The I&B Ministry has used these emergency powers on several occasions to block content it deems “detrimental to India’s integrity and sovereignty”. Rule 16 of the IT Rules, 2021, notified on February 25, 2021, talks about the government’s power with regard to “Blocking of information in case of emergency”. Such orders may be passed on certain specified grounds, including national security and public order.

Vidly TV came on the government’s radar after it released a web series titled Sevak: The Confessions, which the government of India suspects was sponsored by the Pakistani information operations apparatus. Its first episode was aired on November 26, the anniversary of the 2008 Mumbai terror attacks.

The web series, according to ministry officials, portrayed an anti-India narrative on sensitive historical events and subjects of national importance such as Operation Blue Star, the demolition of Babri Masjid, the murder of Christian missionary Graham Staines, the Malegaon blasts, the Samjhauta Express blasts, and the inter-state river water disputes.

In September 2022, the I&B Ministry directed YouTube to remove 45 videos from its 10 channels, saying the content included “fake news and morphed videos aimed at spreading hatred among religious communities”.

Union I&B Minister Anurag Singh Thakur has said, “This is a continuous process and action will be taken against all such sites and channels in the future as well.”
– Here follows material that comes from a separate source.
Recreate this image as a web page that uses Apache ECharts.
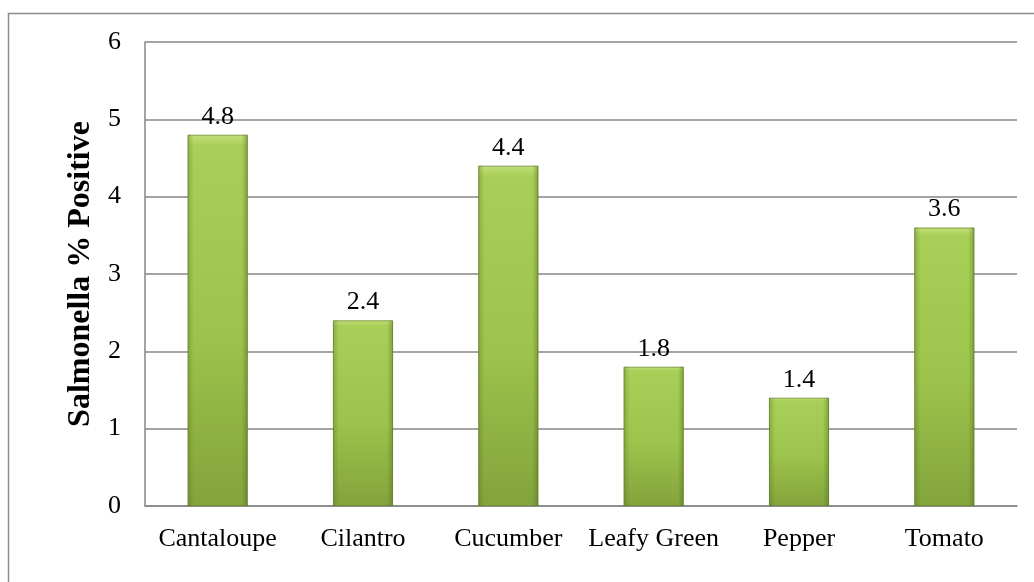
<!DOCTYPE html>
<html>
<head>
<meta charset="utf-8">
<script src="https://cdn.jsdelivr.net/npm/echarts@6/dist/echarts.min.js"></script>
<style>
  html, body { margin: 0; padding: 0; background: #fff; }
  #chart { width: 1034px; height: 582px; }
</style>
</head>
<body>
<div id="chart"></div>
<script>
// Produce items and the share of samples testing positive for Salmonella
const categories = ['Cantaloupe', 'Cilantro', 'Cucumber', 'Leafy Green', 'Pepper', 'Tomato'];
const positivePct = [4.8, 2.4, 4.4, 1.8, 1.4, 3.6];
const yTicks = { min: 0, max: 6, interval: 1 };
const yTitle = 'Salmonella % Positive';

const serif = '"Liberation Serif", "Times New Roman", serif';
const chart = echarts.init(document.getElementById('chart'));

chart.setOption({
  animation: false,
  backgroundColor: '#fff',
  graphic: [{
    type: 'rect',
    shape: { x: 8.5, y: 13.5, width: 1100, height: 700 },
    style: { fill: 'none', stroke: '#8c8c8c', lineWidth: 1.5 },
    silent: true
  }],
  grid: { left: 145, right: 17, top: 42, bottom: 76 },
  xAxis: {
    type: 'category',
    data: categories,
    axisLine: { show: true, lineStyle: { color: '#868686', width: 1.5 } },
    axisTick: { show: false },
    axisLabel: { color: '#000', fontFamily: serif, fontSize: 26, margin: 20, interval: 0 }
  },
  yAxis: {
    type: 'value',
    min: yTicks.min,
    max: yTicks.max,
    interval: yTicks.interval,
    name: yTitle,
    nameLocation: 'middle',
    nameGap: 47,
    nameTextStyle: { color: '#000', fontFamily: serif, fontSize: 32, fontWeight: 'bold' },
    axisLine: { show: true, lineStyle: { color: '#868686', width: 1.5 } },
    axisTick: { show: false },
    splitLine: { show: true, lineStyle: { color: '#868686', width: 1.5 } },
    axisLabel: { color: '#000', fontFamily: serif, fontSize: 26, margin: 24 }
  },
  series: [
    {
      // main bar body with a light-to-olive vertical shade
      type: 'bar',
      data: positivePct,
      barWidth: 60,
      itemStyle: {
        color: new echarts.graphic.LinearGradient(0, 0, 0, 1, [
          { offset: 0, color: '#c2df7a' },
          { offset: 0.03, color: '#a8cf57' },
          { offset: 0.55, color: '#9cc34b' },
          { offset: 1, color: '#83a33c' }
        ]),
        borderColor: '#6a8a2c',
        borderWidth: 0.8
      },
      label: {
        show: true,
        position: 'top',
        distance: 5,
        color: '#000',
        fontFamily: serif,
        fontSize: 26,
        formatter: p => p.value.toFixed(1)
      },
      z: 2
    },
    {
      // bevelled side edges laid over the same bars
      type: 'bar',
      data: positivePct,
      barWidth: 60,
      barGap: '-100%',
      silent: true,
      itemStyle: {
        color: new echarts.graphic.LinearGradient(0, 0, 1, 0, [
          { offset: 0, color: 'rgba(70,95,20,0.3)' },
          { offset: 0.1, color: 'rgba(70,95,20,0)' },
          { offset: 0.9, color: 'rgba(70,95,20,0)' },
          { offset: 1, color: 'rgba(70,95,20,0.4)' }
        ])
      },
      label: { show: false },
      z: 3
    }
  ]
});
</script>
</body>
</html>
The IT Rules have proved to be contentious ever since they were notified. In September 2021, the Madras High Court stayed the operation of a key provision that set up an oversight mechanism by the Central government to regulate social media and digital media platforms.
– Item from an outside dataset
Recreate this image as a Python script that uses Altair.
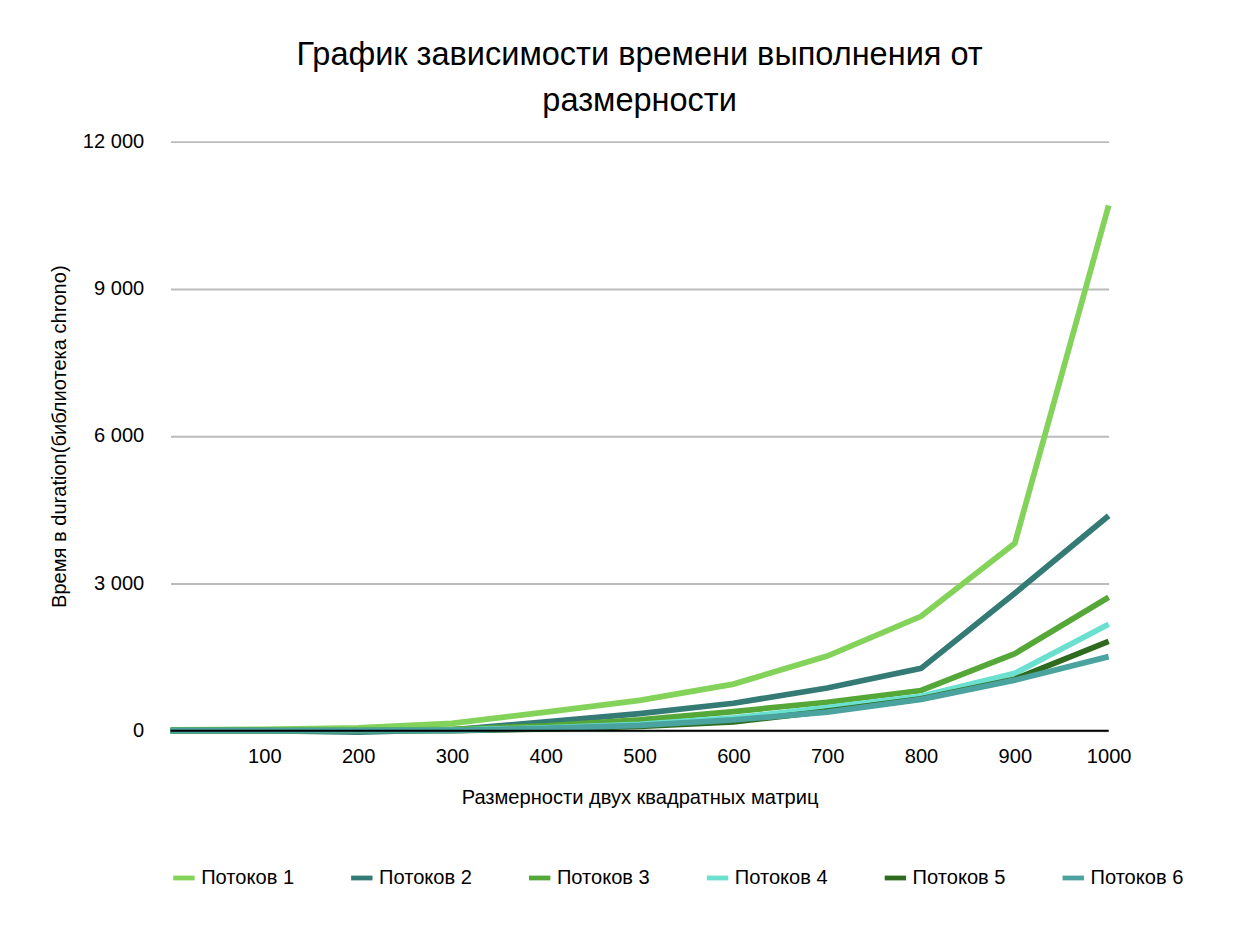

“Prima facie, there is substance to the petitioner’s grievance that the oversight mechanism to control the media by the Government may rob the media of its independence and the fourth pillar of democracy may not at all be there,” the two-judge Bench observed while staying the operation of Rule 9(1) and 9(3) of the Rules.

Rule 9 of the IT Rules prescribes a grievance redressal mechanism and sub-Section 1 establishes a portal to be set up by the Ministry of Information and Technology for receiving complaints against media platforms while under sub-Section 3, an acknowledgement of every complaint is generated within 24 hours of receiving the complaint, which is then referred to the media platform concerned and the IT ministry for the record.

The month before, the Bombay High Court had stayed Rule 9(1) and 9(3), saying they are “manifestly unreasonable and go beyond the IT Act, its aims and provisions”.

The provision was challenged in the Madras High Court by the Digital News Publishers Association, a grouping of 13 leading media companies in the country, including IE Online Media Services Pvt Ltd.